─── Raw data ───

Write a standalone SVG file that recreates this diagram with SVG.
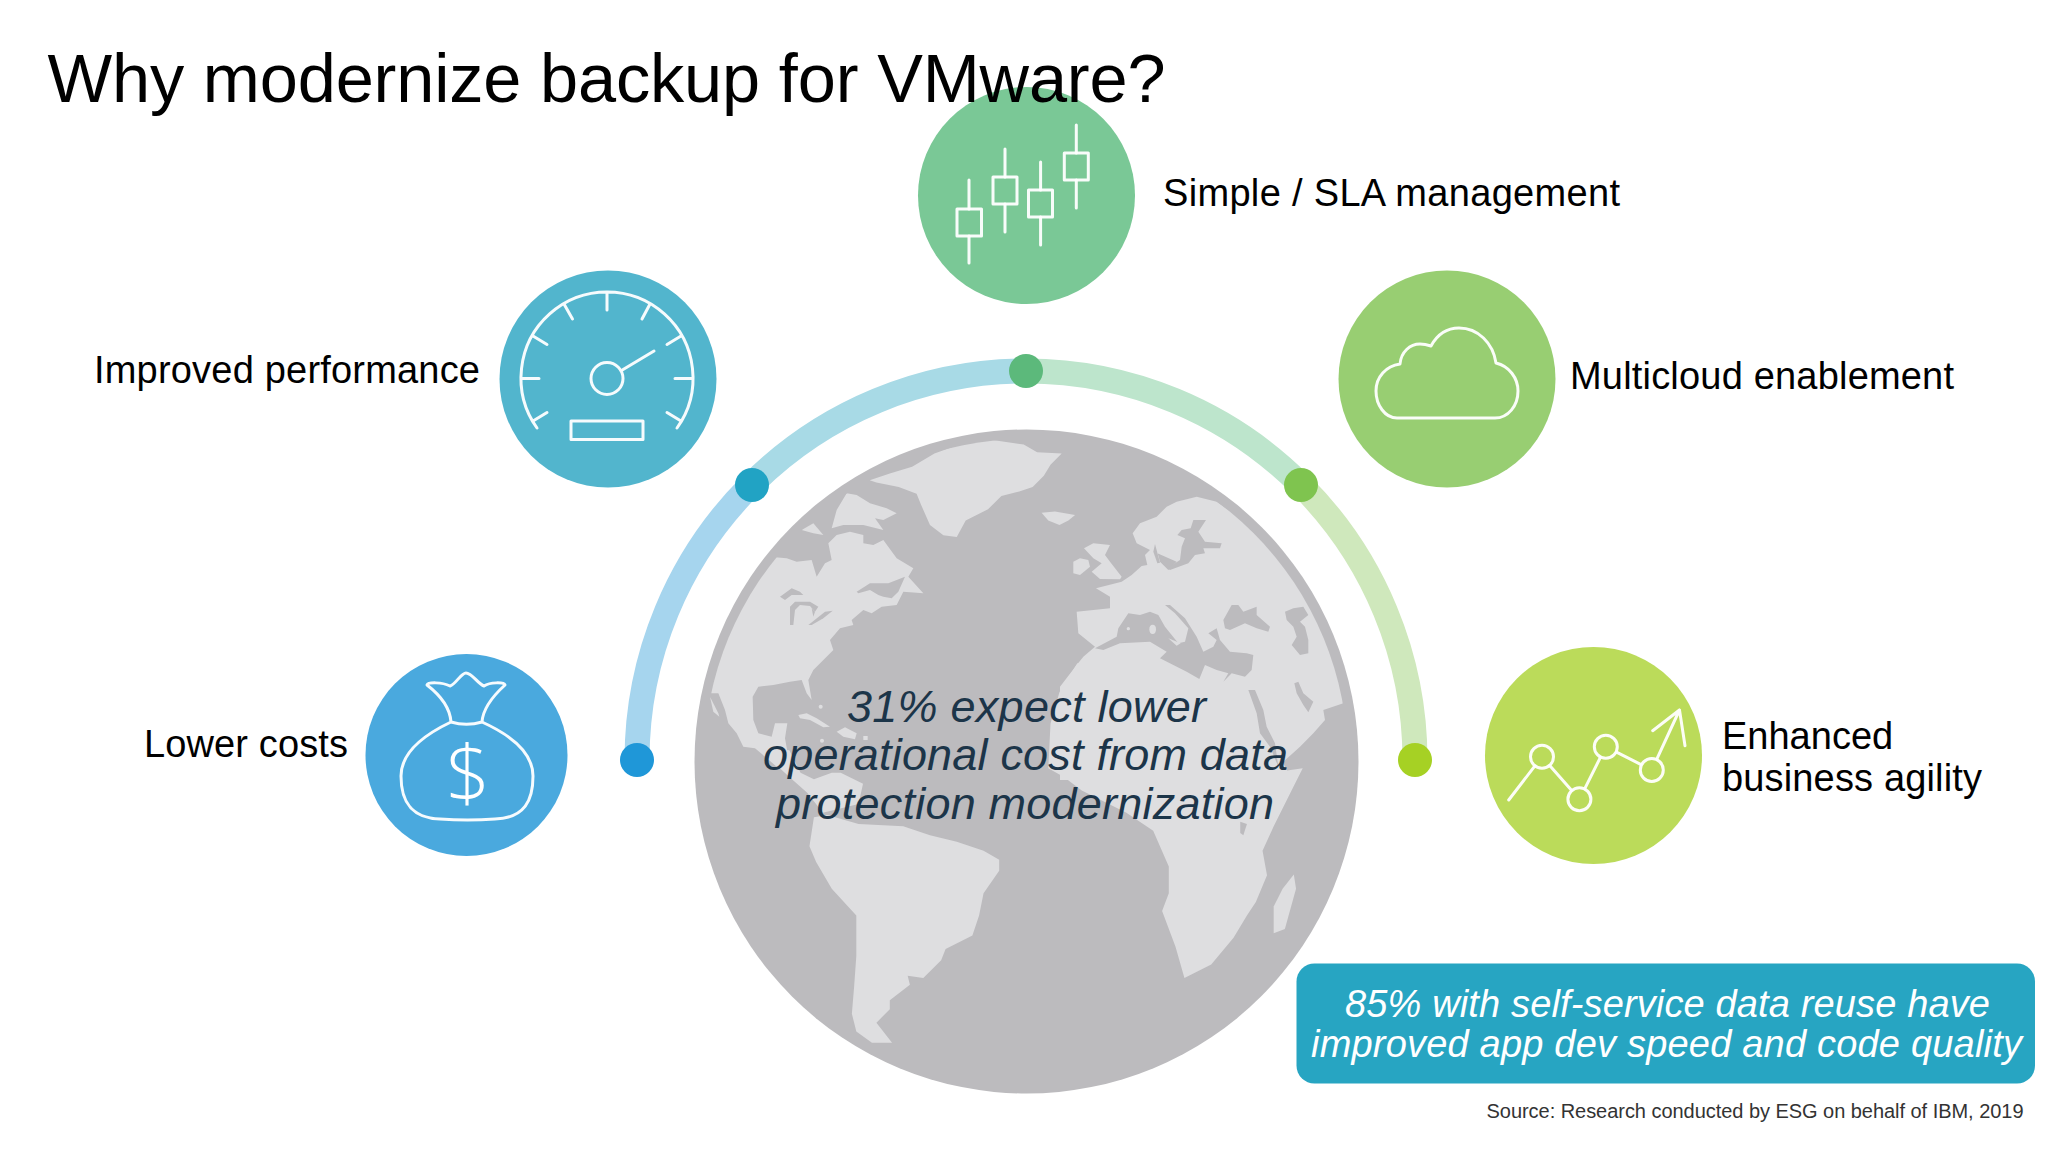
<svg xmlns="http://www.w3.org/2000/svg" width="2048" height="1152" viewBox="0 0 2048 1152">
<defs>
<clipPath id="landClip"><circle cx="1026" cy="761" r="322"/></clipPath>
</defs>
<style>
text{font-family:"Liberation Sans",Arial,sans-serif}
.ic{fill:none;stroke:#fff;stroke-width:3;stroke-linecap:round;stroke-linejoin:round;opacity:.95}
.land{fill:#dedee0}
.sea{fill:#bcbbbe}
.lbl{font-size:38px;fill:#000}
.mid{font-size:45px;font-style:italic;fill:#1c3549}
.box{font-size:38px;font-style:italic;fill:#fff}
.arc{fill:none;stroke-width:25}
</style>
<rect width="2048" height="1152" fill="#fff"/>
<g id="globe">
<circle cx="1026.5" cy="761.5" r="332" fill="#bcbbbe"/>
<g clip-path="url(#landClip)">
<g transform="translate(680,420) scale(.4464)">
<path class="land" d="M425,135L470,120 520,105 570,75 640,50 700,45 770,55 800,72 855,75 830,100 815,125 790,150 760,160 720,170 690,200 640,225 620,262 590,258 560,235 540,190 530,165 490,150 440,140Z"/>
<path class="land" d="M810,208L840,205 885,213 870,225 850,235 825,225Z"/>
<path class="land" d="M890,545L850,610 830,680 825,780 860,800 900,830 1000,880 1060,920 1095,1000 1095,1060 1080,1100 1110,1180 1130,1250 1190,1220 1240,1160 1270,1110 1290,1080 1315,1020 1305,965 1330,910 1370,830 1395,780 1360,785 1330,730 1300,640 1000,540Z"/>
<path class="land" d="M1375,1018L1380,1050 1355,1140 1330,1150 1330,1090 1350,1050Z"/>
<path class="land" d="M300,890L330,885 400,905 500,910 560,930 620,945 680,965 715,985 715,1010 680,1060 670,1110 655,1155 595,1185 585,1210 545,1250 510,1245 515,1265 470,1300 470,1320 440,1350 475,1395 430,1395 395,1370 385,1330 390,1270 395,1200 395,1110 340,1050 305,990 290,955Z"/>
<path class="land" d="M175,735L245,740 270,790 300,805 340,790 360,790 410,815 400,860 320,880 285,835 245,800Z"/>
<path class="sea" d="M1255,900L1270,905 1262,930 1255,925Z"/>
</g>
<g transform="translate(1060,480) scale(.33333)">
<path class="land" d="M218,160L240,130 290,110 320,80 350,65 410,50 470,65 950,400 950,640 850,670 790,690 795,720 760,760 720,800 670,845 650,870 600,900 0,900 0,620 50,555 70,530 105,500 55,460 50,395 150,385 150,350 108,325 185,305 215,285 245,258 262,255 255,225 270,210 285,190 300,245 325,270 350,245 270,210 230,190Z"/>
<path class="land" d="M72,205L100,190 150,195 135,225 150,245 185,290 180,298 120,297 95,275 125,250 100,235Z"/>
<path class="land" d="M40,245L60,235 85,240 90,260 60,285 40,280Z"/>
<path class="sea" d="M400,120L438,120 415,155 435,185 485,190 480,205 430,205 435,220 405,225 385,250 330,270 322,265 345,250 360,240 365,200 375,175 352,165 365,150 392,145Z"/>
<path class="sea" d="M285,192L300,248 292,250 280,215Z"/>
<path class="sea" d="M105,505L170,470 175,445 205,400 240,405 270,395 295,405 315,440 355,490 375,485 385,445 345,400 315,375 330,375 375,415 410,470 430,515 460,500 470,480 445,460 470,445 480,480 510,515 560,520 580,525 575,570 555,590 515,580 490,605 505,580 470,570 435,555 418,597 380,575 340,555 300,535 320,515 270,485 180,490 130,510Z"/>
<path class="land" d="M325,475L362,490 350,497Z"/>
<ellipse class="land" cx="278" cy="448" rx="10" ry="14"/>
<circle class="land" cx="205" cy="446" r="5"/>
<path class="sea" d="M515,375L535,375 550,395 590,380 590,405 630,440 625,455 590,445 555,430 510,450 495,445 490,420Z"/>
<path class="sea" d="M675,395L700,385 730,380 745,405 720,425 735,440 745,480 745,520 720,525 695,495 710,470 700,440 680,420Z"/>
<path class="sea" d="M703,610L715,605 730,640 760,665 745,697 730,675 710,640Z"/>
<path class="sea" d="M565,630L585,630 610,690 620,740 645,790 655,860 630,800 600,760 590,700Z"/>
</g>
<g transform="translate(700,480) scale(.33333)">
<path class="land" d="M-20,620L60,300 225,232 260,235 290,245 335,240 350,290 375,250 395,240 385,190 410,165 450,155 490,165 490,190 520,195 550,180 590,235 640,265 625,290 670,340 610,335 590,375 545,380 515,400 490,390 455,420 460,435 420,445 390,480 400,510 370,540 340,570 325,600 335,660 320,640 305,600 270,605 220,615 175,620 158,650 160,720 175,760 215,770 225,730 262,730 255,775 265,830 230,860 195,830 165,805 130,800 110,760 85,730 75,690 55,640 20,640Z"/>
<path class="land" d="M395,145L410,90 440,40 470,45 510,70 560,85 590,100 550,120 525,115 550,150 490,135 430,135Z"/>
<path class="land" d="M305,150L340,130 370,165 340,160Z"/>
<path class="land" d="M30,650L55,700 58,710 40,695Z"/>
<path class="sea" d="M470,335L510,310 540,310 565,310 590,300 615,290 595,335 575,355 550,350 535,345 510,330 475,340Z"/>
<path class="sea" d="M240,350L275,325 300,335 310,345 275,345 255,360Z"/>
<path class="sea" d="M270,380L285,365 330,365 355,380 345,395 330,378 300,375 285,390 280,435 270,435Z"/>
<path class="sea" d="M325,435L375,395 398,392 370,415 335,435Z"/>
<path class="sea" d="M335,385L345,395 340,410Z"/>
<path class="land" d="M295,705L320,700 350,715 390,740 370,742 330,720 300,715Z"/>
<path class="land" d="M410,755L435,742 470,760 465,778 430,770Z"/>
<rect class="land" x="490" y="768" width="13" height="12"/>
<circle class="land" cx="362" cy="680" r="6"/>
<circle class="land" cx="366" cy="782" r="6"/>
</g>
</g>
</g>
<g id="connectors">
<path class="arc" stroke="#a6d5ee" d="M637,760A389,389 0 0 1 751,485"/>
<path class="arc" stroke="#a8dae6" d="M751,485A389,389 0 0 1 1026,371"/>
<path class="arc" stroke="#bde5cc" d="M1026,371A389,389 0 0 1 1301,485"/>
<path class="arc" stroke="#cfe8bc" d="M1301,485A389,389 0 0 1 1415,760"/>
<circle cx="637" cy="760" r="17" fill="#1f97d8"/>
<circle cx="752" cy="485" r="17" fill="#21a3c4"/>
<circle cx="1026" cy="371" r="17" fill="#5cb97b"/>
<circle cx="1301" cy="485" r="17" fill="#7fc44f"/>
<circle cx="1415" cy="760" r="17" fill="#a6d124"/>
</g>
<g id="node-costs">
<circle cx="466.5" cy="755" r="101" fill="#4aa9de"/>
<path class="ic" d="M451,722C450,708 440,695 427,685C428,682 442,682 450,686C456,684 461,673 466,673C472,673 478,684 484,686C490,682 504,682 505,685C494,695 483,708 482,722C472,725 461,725 451,722ZM451,722C430,732 401,750 401,776C401,800 410,818 440,819C455,820 480,820 495,819C525,818 533,800 533,776C533,750 504,732 482,722"/>
<text x="468" y="801" text-anchor="middle" style="font-family:'Open Sans',sans-serif;font-weight:300;font-size:78px;fill:#fff">$</text>
<text class="lbl" x="144" y="757" textLength="204">Lower costs</text>
</g>
<g id="node-performance">
<circle cx="608" cy="379" r="108.5" fill="#52b5cd"/>
<path class="ic" d="M537,428A86,86 0 1 1 677,428M607,294V310M564,304L572.500,319M533,336L547,344.500M522,378.500H539M533,421L547,412.500M650,304L642,319M681,336L667,344.500M692,378.500H675M681,421L667,412.500M622.700,369.700L654,351"/>
<circle class="ic" cx="607" cy="378.500" r="16"/>
<rect class="ic" x="571" y="421" width="72" height="18.500"/>
<text class="lbl" x="94" y="383" textLength="386">Improved performance</text>
</g>
<g id="node-sla">
<circle cx="1026.500" cy="195.500" r="108.500" fill="#7ac896"/>
<path class="ic" d="M969,180V209M969,236V263M1005,149V177M1005,204V232M1040.600,162V190M1040.600,217V245M1076.300,125V153M1076.300,180V208"/>
<rect class="ic" x="957" y="209" width="24.500" height="27"/>
<rect class="ic" x="993" y="177" width="24" height="27"/>
<rect class="ic" x="1028.500" y="190" width="24" height="27"/>
<rect class="ic" x="1064.300" y="153" width="24" height="27"/>
<text class="lbl" x="1163" y="206" textLength="457">Simple / SLA management</text>
</g>
<g id="node-multicloud">
<circle cx="1447" cy="379" r="108.500" fill="#98ce72"/>
<path class="ic" d="M1397,418C1385,418 1376,405 1376,391C1376,377 1386,366 1400,364C1401,352 1410,344 1420,344C1424,344 1428,345 1431,346C1437,335 1447,328 1459,328C1478,328 1493,343 1496,363C1509,366 1518,378 1518,391C1518,406 1508,418 1495,418Z"/>
<text class="lbl" x="1570" y="389" textLength="384">Multicloud enablement</text>
</g>
<g id="node-agility">
<circle cx="1593.500" cy="755.500" r="108.500" fill="#bbdb5a"/>
<path class="ic" d="M1508.700,800L1534.700,766.200M1549.900,765.700L1571.500,790.300M1584.800,788.600L1600.400,757.400M1616.500,752.100L1641.100,764.600M1656.800,759.100L1679.500,710M1652.700,730.700L1679.500,710L1685,745.700"/>
<circle class="ic" cx="1542" cy="756.700" r="11.500"/>
<circle class="ic" cx="1579.400" cy="799.300" r="11.500"/>
<circle class="ic" cx="1605.800" cy="746.700" r="11.500"/>
<circle class="ic" cx="1651.800" cy="770" r="11.500"/>
<text class="lbl" x="1722" y="749">Enhanced</text>
<text class="lbl" x="1722" y="791" textLength="260">business agility</text>
</g>
<g id="node-lower-cost-stat">
<text class="mid" x="847" y="722" textLength="359">31% expect lower</text>
<text class="mid" x="763" y="770" textLength="525">operational cost from data</text>
<text class="mid" x="776" y="818.500" textLength="498">protection modernization</text>
</g>
<g id="node-reuse-stat">
<rect x="1296.500" y="963.500" width="738.500" height="120" rx="18" fill="#27a5c2"/>
<text class="box" x="1345" y="1016.500" textLength="645">85% with self-service data reuse have</text>
<text class="box" x="1311" y="1056.500" textLength="711">improved app dev speed and code quality</text>
</g>
<text id="title" x="47.500" y="101.700" font-size="68.500" fill="#000" textLength="1118">Why modernize backup for VMware?</text>
<text id="source" x="1486.500" y="1117.500" font-size="20" fill="#333" textLength="537">Source: Research conducted by ESG on behalf of IBM, 2019</text>
</svg>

───

# [Task statement]
Give solely the number of lines in the data that contain the string "with".

# [Full response]
2